Von Herbert Fischer-Solms |
    Schwarz-Weiß-Bild von Manfred von Richthofen
    Manfred von Richthofen, ehemaliger Präsident des Deutschen Sportbunds, ist tot. (picture alliance / dpa/ Jens Wolf)
    Im Gegenzug forderte er vom organisierten Sport ebenso unablässig wie vergeblich das, was er unter „Politikfähigkeit" verstand.
    Von Richthofen, der im Februar in prächtigem Rahmen seinen 80. Geburtstag feierte, war ein Mann des Sports, der Wirtschaft und sehr stark der Politik, bis zuletzt als bekennendes CDU-Mitglied bestens vernetzt über alle Parteigrenzen hinweg. Als Ehrenpräsident des Deutschen Olympischen Sportbundes DOSB applaudierte er öffentlich, zum Missvergnügen seines Sportbund-Nachfolgers und IOC-Präsidenten Bach, Bundespräsident Gauck für dessen Verweigerung eines Besuchs der Sotschi-Winterspiele im Lande des Wladimir Putin. Dass sich Gauck für die Unterstützung in sehr persönlichen Worten bedankte, blieb freilich intern.

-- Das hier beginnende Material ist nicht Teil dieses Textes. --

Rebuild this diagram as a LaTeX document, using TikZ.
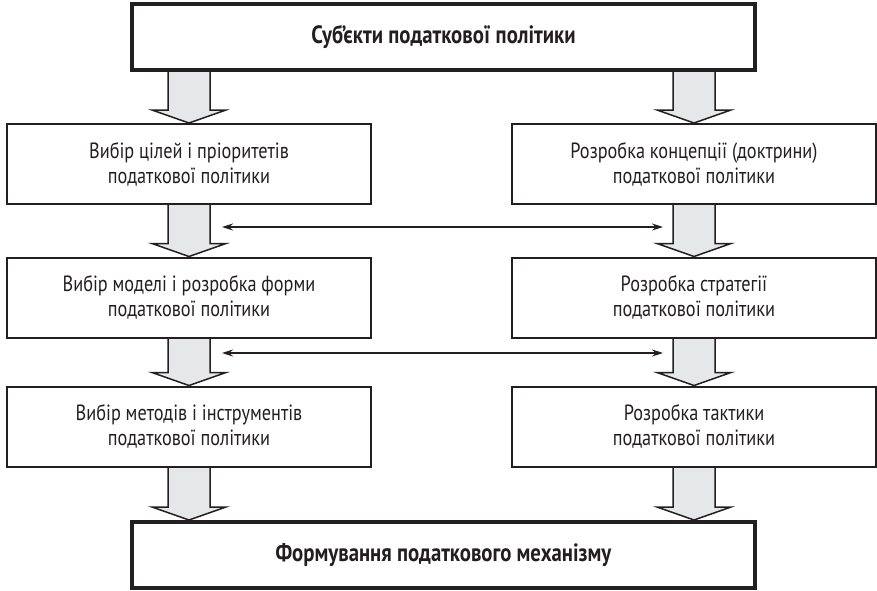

    In seinem Freiheitsideal ließ sich der Freiherr, Spross einer alten Adelsfamilie, von niemandem beirren. Mit seltener Schärfe geißelte er den damaligen DFB-Präsidenten Neuberger für die Feigheit, den Austragungsort Berlin geopfert zu haben für die Zustimmung des Ostblocks für die Fußball-Europameisterschaft 1988 in Deutschland. Als ein Ergebnis der Kontroverse wurde Berlin immerhin ständiger Schauplatz des DFB-Pokal-Finals. Und als nach dem 1973 zwischen beiden deutschen Staaten geschlossenen Grundlagenvertrag der DTSB der DDR den Sportverkehr mit dem Westen auf Sparflamme halten wollte, animierte von Richthofen den DSB zu einer Angebotsoffensive, die die DDR-Sportführung in Erklärungsnotstand brachte.
    Im Osten galt der Berliner Sportführer als harter Hund und "Kommunistenfresser", dem bei seiner Wahl zum DSB-Präsidenten 1994 viele aus den neuen Bundesländern die Stimme verweigerten. Vier Jahre später, bei seiner Wiederwahl, waren die ostdeutschen Landessportbünde seine größten Unterstützer, Folge eines Wandels durch Annäherung.
    Wenn man von Richthofen nach Niederlagen fragte, dann war man beim Thema Doping. Als der vereinte deutsche Sport vor dem Scherbenhaufen des DDR-Staatsdopings stand, hat der Aufarbeiter von Richthofen seinen Glauben an die Selbstheilungskräfte des Sports verloren. Gegen seinen Rat kamen als Minderjährigen-Doper entlarvte Trainer im deutschen Sport unter, und auch seine Warnung vor Westdopern wie dem Freiburger Mediziner Keul, dem er eine Nicht-Eignung als Olympiaarzt attestierte, verpuffte, weil NOK-Präsident Willi Daume seine schützende Hand über die Sportärzteschaft hielt.
    Im Vorjahr hat der sonst so meinungsfeste Richthofen seine Ansicht geändert: Er plädierte nun ebenfalls für ein deutsches Anti-Doping-Gesetz, das auch den Sportler in Haftung nimmt.
    Manfred von Richthofen war ein lebensbejahender Mensch, immer klar, deutlich, meinungsstark, der einem Streit nie aus dem Wege ging. Obwohl er gern Olympische Spiele in seiner Heimatstadt gehabt hätte, war er selbst der größte Kritiker der gescheiterten Kandidatur für die Spiele 2000. Die widerlichen Allianzen im IOC waren ihm ein Greuel, Angebote des ihn damals umschmeichelnden IOC-Präsidenten Samaranch lehnte er ab. Er konnte das mit dem Selbstverständnis eines Salem-Schülers und mit einem auch materiell begründeten Selbstbewußtsein.
    Von Richthofen gehörte zu jenen bewundernswerten deutschen Sportfunktionären, die von bestechender Unabhängigkeit waren. Mit ihm ist der letzte Vertreter dieser Generation nun gegangen.